- Edathiruthy Location in Thrissur, Kerala, India Edathiruthy Edathiruthy (India)
- Coordinates: 10°22′0″N 76°8′0″E﻿ / ﻿10.36667°N 76.13333°E
- Country: India
- State: Kerala
- District: Thrissur

Government
- • Body: Panchayath

Population (2011)
- • Total: 12,921

Languages
- • Official: Malayalam, Hindi, English
- Time zone: UTC+5:30 (IST)
- PIN: 680 703
- Vehicle registration: KL- 47

= Edathiruthy =

Edathiruthy is a village in Thrissur district in the Indian state of Kerala.

==Geography==
Edathiruthy is a village in Mathilakam Block. It belongs to Central Kerala Division.
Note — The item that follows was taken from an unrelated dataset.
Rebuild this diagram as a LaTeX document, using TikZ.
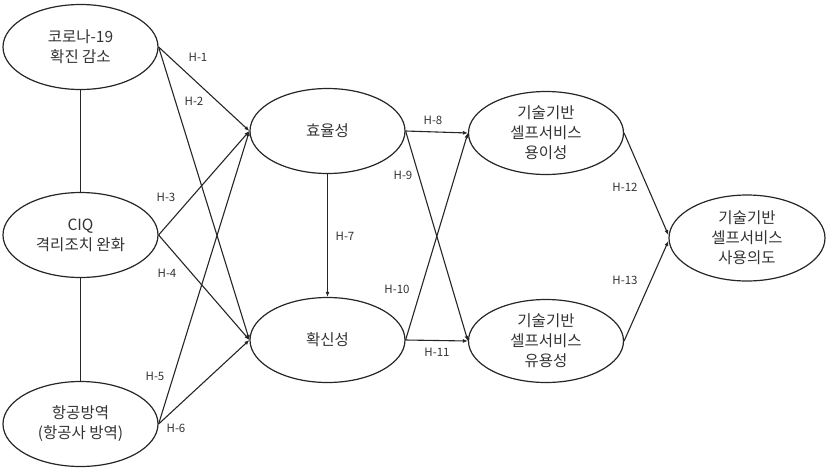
\documentclass[tikz,border=0pt]{standalone}
\usepackage{fontspec}
\setmainfont{Noto Sans CJK KR}
\usetikzlibrary{shapes.geometric,arrows.meta}
\definecolor{ln}{HTML}{262626}
\definecolor{tx}{HTML}{333333}
\tikzset{
  ell/.style={ellipse,draw=ln,line width=1.2pt,minimum width=155pt,minimum height=85pt,inner sep=0pt},
  lbl/.style={align=center,text=tx,font=\fontsize{15.5}{20}\selectfont,inner sep=0pt},
  hyp/.style={text=tx,font=\fontsize{11.5}{13}\selectfont,inner sep=0pt},
  con/.style={draw=ln,line width=1.1pt},
  arr/.style={con,-{Latex[length=5pt,width=4pt]}},
}
\begin{document}
\begin{tikzpicture}[x=1pt,y=-1pt]
\useasboundingbox (0,0) rectangle (827,472);
\node[ell] (e1) at (80.5,47) {};
\node[ell] (e2) at (80.5,235) {};
\node[ell] (e3) at (80.5,424) {};
\node[ell] (eff) at (327.5,131) {};
\node[ell] (ass) at (327.5,340) {};
\node[ell,minimum height=83pt] (easy) at (546,133) {};
\node[ell,minimum height=83pt] (use) at (546,341) {};
\node[ell,minimum width=156pt,minimum height=86pt] (int) at (747,238) {};

\node[lbl] (t1) at (e1) {코로나-19\\확진 감소};
\node[lbl] (t2) at (e2) {CIQ\\격리조치 완화};
\node[lbl] (t3) at (e3) {항공방역\\(항공사 방역)};
\node[lbl] (t4) at (eff) {효율성};
\node[lbl] (t5) at (ass) {확신성};
\node[lbl] (t6) at (easy) {기술기반\\셀프서비스\\용이성};
\node[lbl] (t7) at (use) {기술기반\\셀프서비스\\유용성};
\node[lbl] (t8) at (int) {기술기반\\셀프서비스\\사용의도};

\draw[con] (e1.south) -- (e2.north);
\draw[con] (e2.south) -- (e3.north);

\draw[arr] (e1.east) -- (eff.west);
\draw[arr] (e1.east) -- (ass.west);
\draw[arr] (e2.east) -- (eff.west);
\draw[arr] (e2.east) -- (ass.west);
\draw[arr] (e3.east) -- (eff.west);
\draw[arr] (e3.east) -- (ass.west);
\draw[arr] (eff.south) -- (ass.north);
\draw[arr] (eff.east) -- (easy.west);
\draw[arr] (eff.east) -- (use.west);
\draw[arr] (ass.east) -- (easy.west);
\draw[arr] (ass.east) -- (use.west);
\draw[arr] (easy.east) -- ([yshift=3pt]int.west);
\draw[arr] (use.east) -- ([yshift=-3pt]int.west);

\node[hyp] (h1) at (198,57) {H-1};
\node[hyp] (h2) at (194,101) {H-2};
\node[hyp] (h3) at (166,197) {H-3};
\node[hyp] (h4) at (167,273) {H-4};
\node[hyp] (h5) at (155,376) {H-5};
\node[hyp] (h6) at (176,428) {H-6};
\node[hyp] (h7) at (345,236) {H-7};
\node[hyp] (h8) at (433,120) {H-8};
\node[hyp] (h9) at (403,175) {H-9};
\node[hyp] (h10) at (397,289) {H-10};
\node[hyp] (h11) at (437,352) {H-11};
\node[hyp] (h12) at (625,187) {H-12};
\node[hyp] (h13) at (625,280) {H-13};
\end{tikzpicture}
\end{document}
It is located 21 km South of District headquarters Thrissur, 10 km from Mathilakam. It is 266 km from the state capital Thiruvananthapuram.

Valappad (4 km), Thanniyam (4 km), Kaipamangalam (5 km), Karalam (7 km), Chazhoor (7 km) are the nearest villages. Edathiruthy is surrounded by Thalikkulam Block towards North, Irinjalakkuda Block towards East, Mathilakam Block towards South, Vellangallur Block towards South. Guruvayoor, Irinjalakuda, Thrissur and Kodungallur are nearby cities.

Edathiruthy west end on Arabian sea and east end on Kanolikanal

== Culture ==
The place derived its name from the Ayyappa temple where it is believed that the deity Vigraha is laid by Bhargava Parashurama, One of the avatars of Lord Mahavishu in Hindu Puranas.

The main idol (Vigraha) is placed in the left side of the upa devata Lord Shiva, thus deriving the name Edathiruthy.

The Panjayath is mostly governed by CPI-M, a left party. The Panjayath is popularly known as a communist panjayath where the first martyr of the Republic of India, Sardar Gopalakrishnan was born.+

Edathiruthy include all kind of religion (Hindu, Christian & Muslim) and all are living together. The cultures that belongs to each reglion and celebrating different festival in Edathiruty like Edathithry Ambu Thirunal festival (Every 23 & 24 January), Uttuthiruvnal, Ayyappa temple festival & annayottam (elephant running) etc.

== Demographics ==
At 2011 Indian census, Edathiruthy had a population of 12,921 with 5,782 males and 7,139 females.